“Accusations”, retour dans la boîte noire d’Ann Van den Broek
En 2015, nous avions été percutés de plein fouet par The Black Piece de la chorégraphe belge. Depuis, elle passe en coup de vent à Paris et ailleurs. Jeudi 12 avril, nous avons enfin pu, au Théâtre de la Cité internationale, nous replonger dans son univers noir et blanc. A voir vendredi soir à 20H30.
Boîte noire. Un petit carré ourlé de néons. Six danseurs. Une marche. On peut imaginer que le brief du spectacle pouvait être celui-ci. Accusations est un cri. Tour à tour, les danseurs s’avancent, en file indienne. Chacun va dire quelque chose. Dire, cela signifie exprimer par un son, un souffle, une chanson… Le texte au départ porté par Ann Van den Broek raconte le malaise, les difficultés à se faire réellement comprendre. Il y a du Sarah Kane et du Peter Handke dans le verbe.

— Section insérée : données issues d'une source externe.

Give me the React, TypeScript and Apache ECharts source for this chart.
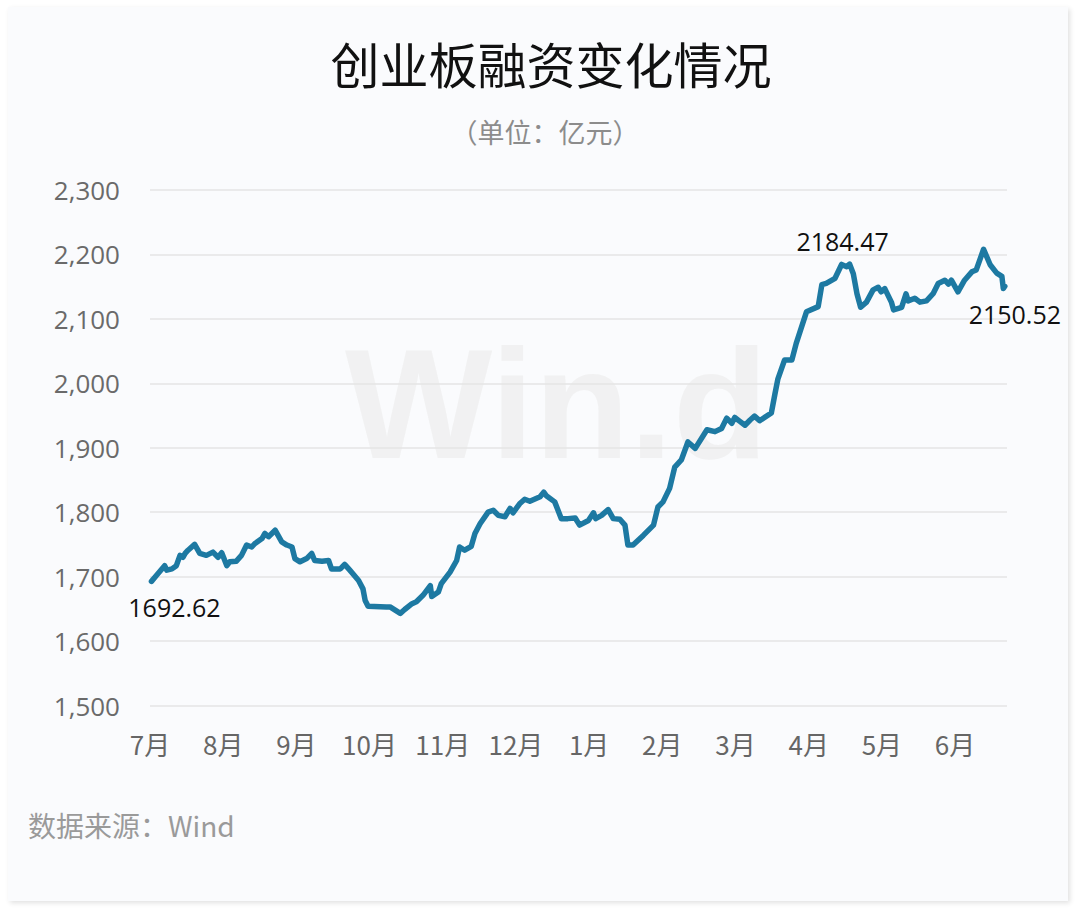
import React, { useEffect, useRef } from "react";
import * as echarts from "echarts";

const monthLabels = ["7月", "8月", "9月", "10月", "11月", "12月", "1月", "2月", "3月", "4月", "5月", "6月"];

// position of each reading, in months since the start of July
const pointMonth = [
  0.02, 0.09, 0.2, 0.23, 0.3, 0.36, 0.41, 0.45, 0.48, 0.52, 0.61, 0.68, 0.77, 0.86, 0.93, 0.98,
  1.05, 1.09, 1.18, 1.25, 1.32, 1.39, 1.43, 1.53, 1.57, 1.62, 1.71, 1.8, 1.87, 1.94, 1.98,
  2.05, 2.14, 2.21, 2.25, 2.35, 2.44, 2.48, 2.6, 2.66, 2.73, 2.85, 2.91, 2.94, 2.98,
  3.23, 3.28, 3.35, 3.42, 3.48, 3.58, 3.64, 3.73, 3.83, 3.85, 3.94, 3.98,
  4.1, 4.19, 4.23, 4.3, 4.39, 4.44, 4.51, 4.62, 4.69, 4.76, 4.85, 4.92, 4.96,
  5.05, 5.12, 5.19, 5.33, 5.38, 5.42, 5.53, 5.62, 5.71, 5.81, 5.87, 5.99,
  6.06, 6.09, 6.17, 6.26, 6.33, 6.42, 6.49, 6.53, 6.6, 6.74, 6.88, 6.94,
  7.01, 7.1, 7.17, 7.26, 7.35, 7.45, 7.61, 7.72, 7.81, 7.88, 7.95, 7.99,
  8.06, 8.13, 8.2, 8.26, 8.33, 8.49, 8.54, 8.58, 8.67, 8.77, 8.83, 8.97,
  9.13, 9.18, 9.24, 9.36, 9.45, 9.52, 9.56, 9.61, 9.66, 9.71, 9.79, 9.88, 9.95, 9.99,
  10.04, 10.13, 10.16, 10.27, 10.33, 10.36, 10.45, 10.52, 10.61, 10.7, 10.77, 10.86, 10.91, 10.95,
  11.04, 11.13, 11.23, 11.29, 11.39, 11.48, 11.57, 11.64, 11.66, 11.68,
];

// 融资余额 (亿元)
const financing = [
  1692.62, 1702, 1717, 1710, 1712, 1717, 1733, 1730, 1736, 1741, 1750, 1736, 1733, 1738, 1730, 1737,
  1717, 1723, 1724, 1733, 1749, 1746, 1751, 1759, 1767, 1762, 1772, 1754, 1749, 1746, 1728,
  1723, 1728, 1736, 1725, 1724, 1725, 1712, 1712, 1719, 1710, 1694, 1681, 1663, 1654,
  1653, 1653, 1648, 1643, 1649, 1658, 1661, 1671, 1686, 1669, 1676, 1689,
  1707, 1725, 1746, 1741, 1747, 1767, 1782, 1800, 1803, 1795, 1793, 1806, 1799,
  1813, 1820, 1817, 1824, 1831, 1825, 1816, 1790, 1790, 1791, 1780, 1787,
  1799, 1790, 1795, 1804, 1790, 1789, 1780, 1749, 1749, 1764, 1780, 1808,
  1816, 1837, 1870, 1881, 1909, 1899, 1928, 1925, 1930, 1946, 1938, 1947,
  1941, 1935, 1943, 1949, 1942, 1954, 1984, 2007, 2036, 2036, 2062, 2111,
  2119, 2153, 2155, 2163, 2184.47, 2181, 2185, 2170, 2139, 2118, 2126, 2145, 2149, 2142,
  2147, 2126, 2114, 2118, 2139, 2128, 2132, 2126, 2128, 2139, 2155, 2160, 2154, 2160,
  2142, 2160, 2173, 2176, 2208, 2184, 2171, 2166, 2147, 2150.52,
];

const annotatedMonth = [0.02, 9.45, 11.68];
const annotatedValue = [1692.62, 2184.47, 2150.52];

const yTicks = { min: 1500, max: 2300, step: 100 };

export default function App() {
  const ref = useRef<HTMLDivElement>(null);

  useEffect(() => {
    document.body.style.margin = "0";
    if (!ref.current) return;
    const chart = echarts.init(ref.current, null, { renderer: "svg" });
    const data = pointMonth.map((m, i) => [m, financing[i]]);
    const numFont = "'Open Sans', 'Noto Sans CJK SC', sans-serif";
    const cjkFont = "'Noto Sans CJK SC', 'Noto Sans', sans-serif";
    const labelStyles = [
      { position: "bottom", offset: [23, 13] },
      { position: "top", offset: [1, -10] },
      { position: "bottom", offset: [10, 15] },
    ];
    chart.setOption({
      animation: false,
      backgroundColor: "transparent",
      title: [
        {
          text: "创业板融资变化情况",
          left: 546,
          textAlign: "center",
          top: 33,
          textStyle: { fontFamily: cjkFont, fontSize: 49, fontWeight: "normal", color: "#111111" },
        },
        {
          text: "（单位：亿元）",
          left: 540,
          textAlign: "center",
          top: 113,
          textStyle: { fontFamily: cjkFont, fontSize: 27, fontWeight: "normal", color: "#8c8c8c" },
        },
      ],
      graphic: [
        {
          type: "text",
          left: 345,
          top: 326,
          z: 0,
          silent: true,
          style: {
            text: "Win.d",
            fontFamily: "'Liberation Sans', Arial, sans-serif",
            fontWeight: "bold",
            fontSize: 156,
            fill: "#ededed",
            opacity: 0.75,
          },
        },
        {
          type: "text",
          left: 28,
          top: 811,
          style: {
            text: "数据来源：Wind",
            fontFamily: cjkFont,
            fontSize: 28,
            fill: "#9a9a9a",
          },
        },
      ],
      grid: { left: 150, top: 190, width: 857, height: 515.5, containLabel: false },
      xAxis: {
        type: "value",
        min: 0,
        max: 11.71,
        interval: 1,
        axisLine: { show: false },
        axisTick: { show: false },
        splitLine: { show: false },
        axisLabel: {
          margin: 25,
          fontFamily: cjkFont,
          fontSize: 26,
          color: "#666666",
          formatter: (v: number) => monthLabels[Math.round(v)] ?? "",
          showMaxLabel: false,
        },
      },
      yAxis: {
        type: "value",
        min: yTicks.min,
        max: yTicks.max,
        interval: yTicks.step,
        axisLine: { show: false },
        axisTick: { show: false },
        splitLine: { lineStyle: { color: "#e4e4e4", width: 1.5 } },
        axisLabel: {
          margin: 30,
          fontFamily: numFont,
          fontSize: 26,
          color: "#6a6a6a",
          formatter: (v: number) => v.toLocaleString("en-US"),
        },
      },
      series: [
        {
          type: "line",
          data,
          showSymbol: false,
          lineStyle: { color: "#1d79a2", width: 5.5, join: "round", cap: "round" },
          markPoint: {
            symbol: "rect",
            symbolSize: 1,
            itemStyle: { color: "transparent" },
            data: annotatedMonth.map((m, i) => ({
              coord: [m, annotatedValue[i]],
              value: annotatedValue[i],
              label: {
                show: true,
                position: labelStyles[i].position,
                distance: 0,
                offset: labelStyles[i].offset,
                formatter: () => annotatedValue[i].toFixed(2),
                fontFamily: numFont,
                fontSize: 25,
                color: "#111111",
              },
            })),
          },
        },
      ],
    });
    return () => chart.dispose();
  }, []);

  return (
    <div style={{ position: "relative", width: 1080, height: 909, background: "#ffffff", overflow: "hidden" }}>
      <div
        style={{
          position: "absolute",
          left: 8,
          top: 7,
          width: 1060,
          height: 894,
          background: "#fafbfd",
          boxShadow: "2px 2px 5px rgba(0,0,0,0.12)",
        }}
      />
      <div ref={ref} style={{ position: "absolute", left: 0, top: 0, width: 1080, height: 909 }} />
    </div>
  );
}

Sur une musique live faite de pulsations techno, chaque round est un geste. Un haussement d’épaule, une tête qui se penche, un déhanché, un pas croisé… L’affaire est totalement hypnotique et saisissante. Dans ce procès chorégraphique, la beauté surgit dans la rigueur du noir et blanc renforcé, comme toujours, par la vidéo qui augmente ce que l’on voit.
Le rythme est militaire et la danse au cordeau. Tout doit être égal, sinon tout foire. Les images sont folles, extrêmement cinématographique. Il y a ces visages qui nous apparaissent violents puis doux. Les cris sont étouffés ou renforcés. C’est la force de cette écriture : associer une permanence de geste et venir le transformer en autre chose.
Plus la pièce avance, plus la peur naît
Nous entrons dans l’esprit de Louis Combeaud, Grégory Frateur, Nik Rajšek, An Hackselmans, Wolf Govaerts, Laila Gozzi, Frauke Mariën et Johanna Sweer, tous très différents mais tous très puissants dans une attitude féroce.
Plus la pièce avance, plus la peur naît. Ann Van den Broek nous ramène toujours à nos nuits, celles de cauchemars. Il faut se laisser faire, dans un geste presque SM. La marche dont le son est renforcé par les chaussures à talons des danseurs et par le caisson sur lequel ils passent devient un martèlement.
On entend : “La répétition est addictive, l’addiction est répétitive.” Dieu que c’est vrai. On a envie encore de les voir s’avancer jusqu’au socle comme s’ils étaient sur un train fantôme. Le glamour croise la colère, la crainte et la beauté. Accusations est un choc à voir ce soir, et uniquement ce soir, , vendredi 12 avril, au Théâtre de la Cité internationale.